--- Start SOURCE EXCERPT ---

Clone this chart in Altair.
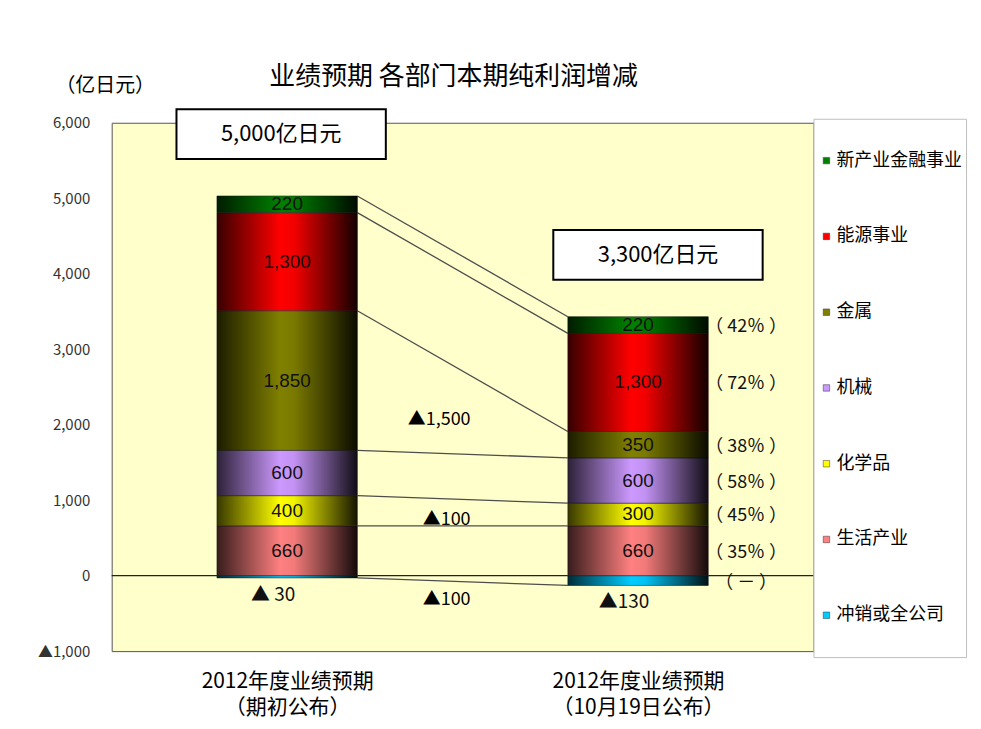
import json
import altair as alt
import pandas as pd

# ---------------- data ----------------
period_line1 = ["2012年度业绩预期", "2012年度业绩预期"]
period_line2 = ["（期初公布）", "（10月19日公布）"]
# stack order, bottom -> top
series = ["冲销或全公司", "生活产业", "化学品", "机械", "金属", "能源事业", "新产业金融事业"]
values_initial = [-30, 660, 400, 600, 1850, 1300, 220]
values_oct = [-130, 660, 300, 600, 350, 1300, 220]
rates_oct = ["（ － ）", "（ 35％ ）", "（ 45％ ）", "（ 58％ ）", "（ 38％ ）", "（ 72％ ）", "（ 42％ ）"]
series_colors = ["#00CCFF", "#FF8080", "#FFFF00", "#CC99FF", "#808000", "#FF0000", "#008000"]
y_ticks = [-1000, 0, 1000, 2000, 3000, 4000, 5000, 6000]
unit_label = "（亿日元）"
title_text = "业绩预期 各部门本期纯利润增减"
total_suffix = "亿日元"

# ---------------- derived tables ----------------
HALF = 0.2  # half bar width in x units (style)
all_vals = [values_initial, values_oct]
rows = []
for p, vals in enumerate(all_vals):
    pos = neg = 0
    for s, v in zip(series, vals):
        if v >= 0:
            y0, y1 = pos, pos + v
            pos = y1
        else:
            y0, y1 = neg, neg + v
            neg = y1
        rows.append({
            "p": p, "xl": p - HALF, "xr": p + HALF, "series": s, "value": v,
            "y0": y0, "y1": y1, "mid": (y0 + y1) / 2,
            "label": f"{v:,}" if v >= 0 else "▲" + f"{-v:>3}",
            "rate": rates_oct[series.index(s)] if p == 1 else "",
        })
seg = pd.DataFrame(rows)
left = seg[seg.p == 0].set_index("series")
right = seg[seg.p == 1].set_index("series")

conn = pd.DataFrame({
    "x": [0 + HALF] * len(series),
    "x2": [1 - HALF] * len(series),
    "y": [left.loc[s, "y1"] for s in series],
    "y2": [right.loc[s, "y1"] for s in series],
})

diff_rows = []
for s in series:
    d = right.loc[s, "value"] - left.loc[s, "value"]
    if d != 0:
        isneg = left.loc[s, "value"] < 0
        y = ((left.loc[s, "y1"] + right.loc[s, "y1"]) / 2 if isneg
             else (left.loc[s, "mid"] + right.loc[s, "mid"]) / 2)
        diff_rows.append({"x": 0.5, "y": y, "neg": bool(isneg),
                          "label": ("▲" if d < 0 else "") + f"{abs(d):,}"})
diff = pd.DataFrame(diff_rows)

tot = pd.DataFrame({
    "p": [0, 1],
    "top": [sum(v for v in vals if v > 0) for vals in all_vals],
    "label": [f"{sum(vals):,}{total_suffix}" for vals in all_vals],
})

legend_order = series[::-1]
legend_colors = series_colors[::-1]

CJK = "Noto Sans CJK SC"

# ---------------- scales / axes ----------------
XS = alt.Scale(domain=[-0.5, 1.5], nice=False, zero=False)
YS = alt.Scale(domain=[-1000, 6000], nice=False, zero=False)

x_label_expr = ("datum.value == 0 ? "
                + json.dumps([period_line1[0], period_line2[0]], ensure_ascii=False)
                + " : "
                + json.dumps([period_line1[1], period_line2[1]], ensure_ascii=False))
XAXIS = alt.Axis(values=[0, 1], labelExpr=x_label_expr, title=None, ticks=False,
                 domain=False, grid=False, labelFontSize=21, labelLineHeight=27,
                 labelPadding=19, labelColor="black", labelFlush=False,
                 labelFont=CJK, labelOverlap=False)
YAXIS = alt.Axis(values=y_ticks,
                 labelExpr="datum.value < 0 ? '▲' + format(-datum.value, ',') : format(datum.value, ',')",
                 title=unit_label, titleAngle=0, titleX=-7, titleY=-37, titleAlign="center",
                 titleBaseline="middle", titleFontSize=20, titleFontWeight="normal",
                 titleFont=CJK, titleColor="black",
                 labelFontSize=15, labelFont=CJK, labelColor="#333333",
                 labelPadding=22, ticks=False, domain=False, grid=False, labelFlush=False)


def xq(field):
    return alt.X(field, type="quantitative", scale=XS, axis=XAXIS)


def yq(field):
    return alt.Y(field, type="quantitative", scale=YS, axis=YAXIS)


# ---------------- layers ----------------
zero = alt.Chart(pd.DataFrame({"y": [0]})).mark_rule(color="#222222", strokeWidth=1.2).encode(y=yq("y"))

connectors = alt.Chart(conn).mark_rule(color="#4d4d4d", strokeWidth=1.3).encode(
    x=xq("x"), x2="x2", y=yq("y"), y2="y2")

bars = alt.Chart(seg).mark_rect(stroke="#333333", strokeWidth=0.6).encode(
    x=xq("xl"), x2="xr", y=yq("y0"), y2="y1",
    color=alt.Color("series:N", scale=alt.Scale(domain=legend_order, range=legend_colors),
                    legend=alt.Legend(orient="none", legendX=704, legendY=-4, title=None,
                                      symbolType="square", symbolSize=42, symbolStrokeWidth=0.5,
                                      symbolStrokeColor="#333333",
                                      labelFontSize=18, labelFont=CJK,
                                      labelColor="black", clipHeight=76, rowPadding=0,
                                      padding=4, labelOffset=1, fillColor="white",
                                      strokeColor="#bfbfbf", labelLimit=300)),
)

shade = alt.Chart(seg).mark_rect(
    fill=alt.LinearGradient(gradient="linear", x1=0, x2=1, y1=0, y2=0, stops=[
        alt.GradientStop(offset=0, color="rgba(0,0,0,0.78)"),
        alt.GradientStop(offset=0.45, color="rgba(0,0,0,0)"),
        alt.GradientStop(offset=0.55, color="rgba(0,0,0,0.05)"),
        alt.GradientStop(offset=1, color="rgba(0,0,0,0.92)"),
    ])
).encode(x=xq("xl"), x2="xr", y=yq("y0"), y2="y1")

val_text = alt.Chart(seg).transform_filter("datum.value > 0").mark_text(
    fontSize=19, font="Liberation Sans", color="#111111", baseline="middle"
).encode(x=xq("p"), y=yq("mid"), text="label:N")

neg_text = alt.Chart(seg).transform_filter("datum.value < 0").mark_text(
    fontSize=19, font=CJK, color="#111111", baseline="middle", dx=-14, dy=17
).encode(x=xq("p"), y=yq("y1"), text="label:N")

rate_text = alt.Chart(seg).transform_filter("datum.p == 1").mark_text(
    fontSize=18, font=CJK, color="#111111", baseline="middle", dx=38, dy=2
).encode(x=xq("xr"), y=yq("mid"), text="rate:N")

diff_pos = alt.Chart(diff).transform_filter("!datum.neg").mark_text(
    fontSize=18, font=CJK, color="black", baseline="middle", align="right", dx=8, dy=7
).encode(x=xq("x"), y=yq("y"), text="label:N")

diff_neg = alt.Chart(diff).transform_filter("datum.neg").mark_text(
    fontSize=18, font=CJK, color="black", baseline="middle", align="right", dx=8, dy=18
).encode(x=xq("x"), y=yq("y"), text="label:N")

box_dx = [-6, 20]
box_layers = []
for i in range(2):
    sub = tot[tot.p == i]
    box_layers.append(alt.Chart(sub).mark_rect(
        width=210, height=50, fill="white", stroke="black", strokeWidth=2,
        xOffset=box_dx[i], yOffset=-62).encode(x=xq("p"), y=yq("top")))
    box_layers.append(alt.Chart(sub).mark_text(
        fontSize=22, font=CJK, color="black", baseline="middle",
        dx=box_dx[i], dy=-62).encode(x=xq("p"), y=yq("top"), text="label:N"))

chart = alt.layer(
    zero, connectors, bars, shade, val_text, neg_text, rate_text, diff_pos, diff_neg, *box_layers
).properties(
    width=704, height=530,
    padding={"left": 104, "top": 114, "right": 160, "bottom": 72},
    autosize="none",
    title=alt.TitleParams(text=title_text, fontSize=26, fontWeight="normal",
                          font=CJK, color="black", anchor="middle",
                          frame="group", baseline="bottom", offset=0, dx=-9, dy=40),
).configure(
    background="white", font=CJK
).configure_view(
    fill="#FFFFCC", stroke="#555555", strokeWidth=1
)

chart.save("out.html", embed_options={"renderer": "svg", "actions": False})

--- End SOURCE EXCERPT ---

Starting at the top of the listing above, please restate word for word each line up to and including the one that holds "right = seg[seg.p", omitting every image.

Clone this chart in Altair.
import json
import altair as alt
import pandas as pd

# ---------------- data ----------------
period_line1 = ["2012年度业绩预期", "2012年度业绩预期"]
period_line2 = ["（期初公布）", "（10月19日公布）"]
# stack order, bottom -> top
series = ["冲销或全公司", "生活产业", "化学品", "机械", "金属", "能源事业", "新产业金融事业"]
values_initial = [-30, 660, 400, 600, 1850, 1300, 220]
values_oct = [-130, 660, 300, 600, 350, 1300, 220]
rates_oct = ["（ － ）", "（ 35％ ）", "（ 45％ ）", "（ 58％ ）", "（ 38％ ）", "（ 72％ ）", "（ 42％ ）"]
series_colors = ["#00CCFF", "#FF8080", "#FFFF00", "#CC99FF", "#808000", "#FF0000", "#008000"]
y_ticks = [-1000, 0, 1000, 2000, 3000, 4000, 5000, 6000]
unit_label = "（亿日元）"
title_text = "业绩预期 各部门本期纯利润增减"
total_suffix = "亿日元"

# ---------------- derived tables ----------------
HALF = 0.2  # half bar width in x units (style)
all_vals = [values_initial, values_oct]
rows = []
for p, vals in enumerate(all_vals):
    pos = neg = 0
    for s, v in zip(series, vals):
        if v >= 0:
            y0, y1 = pos, pos + v
            pos = y1
        else:
            y0, y1 = neg, neg + v
            neg = y1
        rows.append({
            "p": p, "xl": p - HALF, "xr": p + HALF, "series": s, "value": v,
            "y0": y0, "y1": y1, "mid": (y0 + y1) / 2,
            "label": f"{v:,}" if v >= 0 else "▲" + f"{-v:>3}",
            "rate": rates_oct[series.index(s)] if p == 1 else "",
        })
seg = pd.DataFrame(rows)
left = seg[seg.p == 0].set_index("series")
right = seg[seg.p == 1].set_index("series")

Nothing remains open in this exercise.